Programs like Start-Up Chile and Parallel 18 in Puerto Rico are backed by government entities, aiming to foster innovation and position their respective locations as startup hubs. These often offer equity-free grants and additional incentives for startups to establish a local presence.

Impact and Success Metrics

The success of these incubators and accelerators is often measured by the achievements of their portfolio companies. Key metrics include:

– Total funding raised by accelerated startups

– Number of startups supported

– Overall portfolio valuation

– Job creation and economic impact

For instance, Start-Up Chile’s portfolio companies have collectively raised over $1 billion in funding, while Parallel 18 in Puerto Rico has helped its startups raise $210 million.

Challenges and Future Outlook

Despite the impressive growth of Latin America’s startup ecosystem, challenges remain. Access to later-stage funding, regulatory hurdles, and the need for more specialized talent are common issues faced by startups in the region.

However, the outlook remains positive.

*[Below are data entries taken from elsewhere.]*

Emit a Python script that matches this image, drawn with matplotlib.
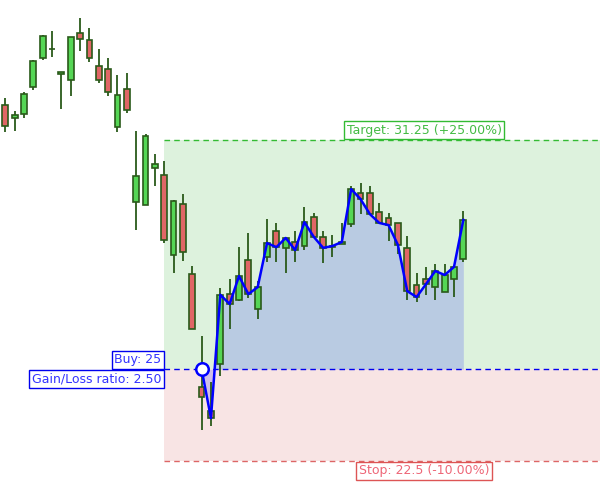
import matplotlib
matplotlib.use("Agg")
import matplotlib.pyplot as plt
import numpy as np

# OHLC data (index 0..49)
opens = [32.20, 31.85, 31.96, 32.70, 33.49, 33.73, 33.05, 32.89, 34.17, 33.98,
         33.27, 33.19, 31.60, 32.64, 29.56, 29.48, 30.49, 30.30, 28.12, 29.51,
         27.60, 24.52, 23.86, 25.14, 27.05, 26.89, 27.98, 26.64, 28.06, 28.77,
         28.31, 28.47, 28.36, 29.15, 28.61, 28.33, 28.42, 28.96, 29.81, 29.81,
         29.29, 29.12, 28.99, 28.31, 27.30, 27.46, 27.24, 27.11, 27.46, 28.01]
highs = [32.40, 32.04, 32.56, 33.43, 34.11, 34.22, 33.10, 34.06, 34.58, 34.30,
         33.73, 33.49, 33.02, 33.08, 31.50, 31.41, 30.87, 30.68, 29.61, 29.78,
         27.82, 25.91, 24.65, 27.22, 27.46, 28.33, 28.72, 27.41, 29.10, 28.99,
         28.58, 28.77, 29.42, 29.26, 28.77, 28.66, 28.99, 30.00, 30.08, 30.00,
         29.53, 29.26, 28.99, 28.63, 27.62, 27.79, 27.87, 27.87, 27.79, 29.31]
lows = [31.47, 31.50, 31.85, 32.61, 33.43, 33.51, 32.10, 32.45, 33.68, 33.38,
        32.80, 32.45, 31.47, 31.99, 28.80, 29.48, 30.00, 28.44, 27.62, 27.95,
        26.10, 23.35, 23.45, 24.82, 26.10, 26.86, 26.94, 26.37, 27.92, 27.92,
        27.62, 27.92, 28.25, 28.61, 27.90, 28.06, 28.42, 28.88, 29.23, 29.23,
        28.99, 28.50, 28.14, 26.89, 26.83, 27.03, 26.89, 27.11, 26.97, 27.92]
closes = [31.63, 31.93, 32.50, 33.40, 34.09, 33.73, 33.10, 34.06, 34.00, 33.49,
          32.89, 32.56, 32.48, 32.07, 30.27, 31.36, 30.60, 28.52, 29.59, 28.20,
          26.10, 24.24, 23.67, 27.03, 26.78, 27.54, 27.05, 27.24, 28.44, 28.33,
          28.58, 28.25, 29.01, 28.61, 28.31, 28.36, 28.47, 29.91, 29.64, 29.23,
          28.99, 28.93, 28.39, 27.13, 26.97, 27.32, 27.68, 27.57, 27.79, 29.07]

buy_index = 21
zone_start = 17
buy_price = 25.0
target_price = 31.25
stop_price = 22.5
ratio = 2.50

fig = plt.figure(figsize=(6, 5), dpi=100)
ax = fig.add_axes([0, 0, 1, 1])
ax.set_axis_off()
x0, x1 = -0.567, 63.62
ax.set_xlim(x0, x1)
ax.set_ylim(21.437, 35.066)

# zones
ax.fill_between([zone_start, x1], buy_price, target_price, color='#ddf2dd', zorder=0, linewidth=0)
ax.fill_between([zone_start, x1], stop_price, buy_price, color='#f8e4e4', zorder=0, linewidth=0)

# dashed level lines
ax.plot([zone_start, x1], [target_price]*2, color='#33bb33', lw=1, ls=(0, (4, 3)), zorder=2)
ax.plot([zone_start, x1], [stop_price]*2, color='#dd6666', lw=1, ls=(0, (4, 3)), zorder=2)
ax.plot([zone_start, x1], [buy_price]*2, color='#0000ee', lw=1, ls=(0, (4, 3)), zorder=2)

# fill area from buy to last
xs = np.arange(buy_index, len(closes))
ys = np.array([buy_price] + closes[buy_index + 1:])
ax.fill_between(xs, buy_price, ys, color='#0000ff', alpha=0.16, lw=0, zorder=1, interpolate=True)

# candles
idx = np.arange(len(opens))
o = np.array(opens); c = np.array(closes); h = np.array(highs); l = np.array(lows)
edge = '#2a5a1a'
ax.vlines(idx, l, h, color=edge, lw=1.3, zorder=3)
up = c >= o
cols = np.where(up, '#55d655', '#e06666')
ax.bar(idx, np.abs(c - o), bottom=np.minimum(o, c), width=0.62, color=cols,
       edgecolor=edge, linewidth=1.2, zorder=4)

# blue line
ax.plot(xs, ys, color='#0000ff', lw=1.8, zorder=5, solid_joinstyle='round')
ax.plot([buy_index], [buy_price], marker='o', ms=9, mfc='white', mec='#0000ff', mew=1.8, zorder=6)

fs = 9
ax.annotate(f'Buy: {buy_price:g}', xy=(zone_start, buy_price), xytext=(-2, 2.2), textcoords='offset points',
            ha='right', va='bottom', fontsize=fs, color='#3333ff', zorder=7,
            bbox=dict(boxstyle='square,pad=0.2', fc='white', ec='#0000ee', lw=1))
ax.annotate(f'Gain/Loss ratio: {ratio:.2f}', xy=(zone_start, buy_price), xytext=(-2, -2.2), textcoords='offset points',
            ha='right', va='top', fontsize=fs, color='#3333ff', zorder=7,
            bbox=dict(boxstyle='square,pad=0.2', fc='white', ec='#0000ee', lw=1))
lx = 44.8
pct_t = (target_price / buy_price - 1) * 100
pct_s = (stop_price / buy_price - 1) * 100
ax.annotate(f'Target: {target_price:g} (+{pct_t:.2f}%)', xy=(lx, target_price), xytext=(0, 2.2), textcoords='offset points',
            ha='center', va='bottom', fontsize=fs, color='#44bb44', zorder=7,
            bbox=dict(boxstyle='square,pad=0.2', fc='white', ec='#33bb33', lw=1))
ax.annotate(f'Stop: {stop_price:g} ({pct_s:.2f}%)', xy=(lx, stop_price), xytext=(0, -2.2), textcoords='offset points',
            ha='center', va='top', fontsize=fs, color='#ee6677', zorder=7,
            bbox=dict(boxstyle='square,pad=0.2', fc='white', ec='#dd5555', lw=1))

fig.savefig('out.png', dpi=100)
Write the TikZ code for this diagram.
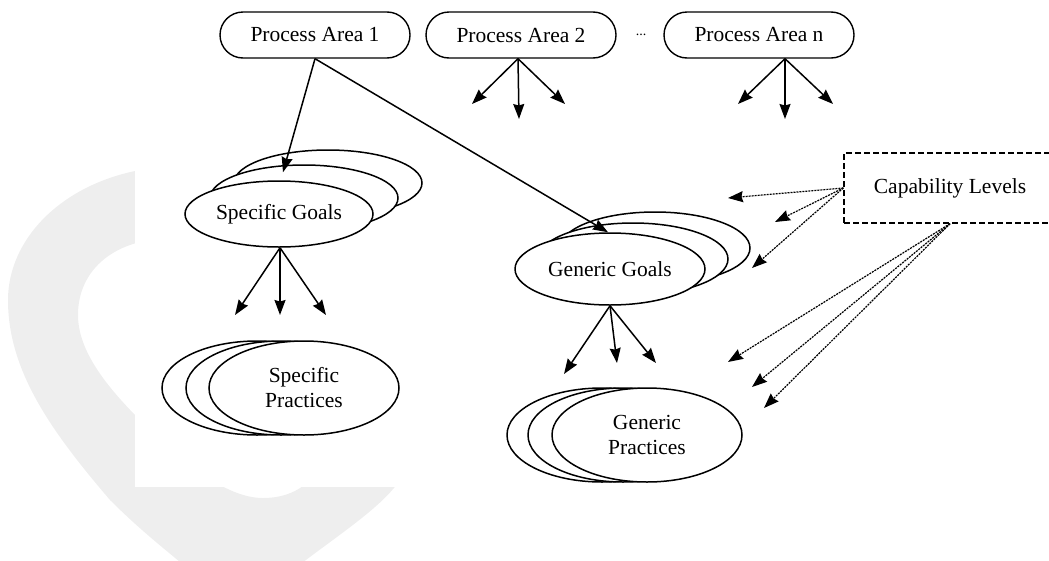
\documentclass[tikz,border=0pt]{standalone}
\usepackage{fontspec}
\setmainfont{Liberation Serif}
\usetikzlibrary{shapes.geometric,arrows.meta}
\definecolor{wm}{RGB}{238,238,238}
\begin{document}
\begin{tikzpicture}[x=1pt,y=-1pt,
  txt/.style={font=\fontsize{21.5}{25}\selectfont},
  pa/.style={txt,draw,line width=1.4pt,rounded corners=23pt,minimum width=190pt,minimum height=46pt,inner sep=0pt,fill=white},
  ell/.style={txt,draw,ellipse,line width=1.5pt,fill=white,inner sep=0pt,align=center},
  goal/.style={ell,minimum width=188pt,minimum height=66pt},
  ggoal/.style={ell,minimum width=190pt,minimum height=72pt},
  prac/.style={ell,minimum width=190pt,minimum height=94pt},
  arr/.style={line width=1.5pt,-{Stealth[length=15pt,width=11pt,inset=1.5pt]}},
  capline/.style={line width=1.2pt,dash pattern=on 2pt off 1pt,-{Stealth[length=15pt,width=11pt,inset=1.5pt]}},
]
\useasboundingbox (0,0) rectangle (1049,560);
\begin{scope}
\clip (0,0) rectangle (1049,560);
% watermark
\fill[wm,even odd rule]
  (140,170) .. controls (60,185) and (8,240) .. (8,300)
  .. controls (8,370) and (50,430) .. (110,500)
  .. controls (150,540) and (180,560) .. (200,580) -- (280,580)
  .. controls (330,540) and (380,510) .. (400,480) -- (400,170) -- cycle
  (140,242) .. controls (100,252) and (78,280) .. (78,315)
  .. controls (78,350) and (105,385) .. (140,420)
  .. controls (190,470) and (230,498) .. (263,498)
  .. controls (285,498) and (300,490) .. (310,480) -- (310,242) -- cycle;
\fill[white] (135,0) rectangle (1049,487);
% capability box
\node[txt,draw,dash pattern=on 6pt off 3pt,line width=1.4pt,minimum width=212pt,minimum height=70pt,inner sep=0pt] (cap) at (950,188) {Capability Levels};
\end{scope}

% process areas
\node[pa] (pa1) at (315,35) {Process Area 1};
\node[pa] (pa2) at (521,35) {Process Area 2};
\node[pa] (pan) at (759,35) {Process Area n};
\node[anchor=base,font=\fontsize{14}{16}\selectfont] (dots) at (641,35) {...};

% specific goals stack
\node[goal] (sg3) at (328,183) {};
\node[goal] (sg2) at (304,198) {};
\node[goal] (sg) at (279,214) {Specific Goals};

% generic goals stack
\node[ggoal] (gg3) at (655,248) {};
\node[ggoal] (gg2) at (633,259) {};
\node[ggoal] (gg) at (610,269) {Generic Goals};

% specific practices stack
\node[prac] (sp3) at (257,388) {};
\node[prac] (sp2) at (281,388) {};
\node[prac] (sp) at (304,388) {Specific\\Practices};

% generic practices stack
\node[prac] (gp3) at (602,435) {};
\node[prac] (gp2) at (623,435) {};
\node[prac] (gp) at (647,435) {Generic\\Practices};

% fan end points
\coordinate (a2l) at (472,104);
\coordinate (a2m) at (519,119);
\coordinate (a2r) at (565,104);
\coordinate (anl) at (738,104);
\coordinate (anm) at (785,119);
\coordinate (anr) at (833,104);
\coordinate (sgl) at (235,315);
\coordinate (sgm) at (280,315);
\coordinate (sgr) at (326,315);
\coordinate (ggl) at (564,374);
\coordinate (ggm) at (617,363);
\coordinate (ggr) at (656,363);
\coordinate (c1) at (728,198);
\coordinate (c2) at (775,222);
\coordinate (c3) at (752,268);
\coordinate (c4) at (728,362);
\coordinate (c5) at (752,387);
\coordinate (c6) at (764,408);

% connectors
\draw[arr] (pa1.south) -- ([shift={(4,-8)}]sg.north);
\draw[arr] (pa1.south) -- ([shift={(-2,0)}]gg.north);
\foreach \t in {a2l,a2m,a2r} \draw[arr] ([xshift=-3pt]pa2.south) -- (\t);
\foreach \t in {anl,anm,anr} \draw[arr] ([xshift=26pt]pan.south) -- (\t);
\foreach \t in {sgl,sgm,sgr} \draw[arr] ([xshift=1pt]sg.south) -- (\t);
\foreach \t in {ggl,ggm,ggr} \draw[arr] (gg.south) -- (\t);
\foreach \t in {c1,c2,c3} \draw[capline] (cap.west) -- (\t);
\foreach \t in {c4,c5,c6} \draw[capline] (cap.south) -- (\t);
\end{tikzpicture}
\end{document}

The increasing interest from global investors, the growing number of success stories, and the continued support from both private and public sectors suggest that Latin America’s startup scene will continue to flourish.

As the ecosystem matures, we can expect to see:

1. More specialized accelerators catering to emerging technologies and industries

2. Increased collaboration between local programs and global accelerators

3. Greater focus on sustainability and social impact alongside traditional business metrics

4. Expansion of programs to underserved areas within Latin America

The landscape of startup incubators and accelerators in Latin America is diverse, dynamic, and rapidly evolving. From global players like 500 Startups to local powerhouses like Start-Up Chile, these programs are playing a crucial role in nurturing the next generation of Latin American entrepreneurs. As the region continues to establish itself as a global innovation hub, the symbiotic relationship between startups and their support systems will undoubtedly be a key factor in driving sustainable economic growth and technological advancement across Latin America.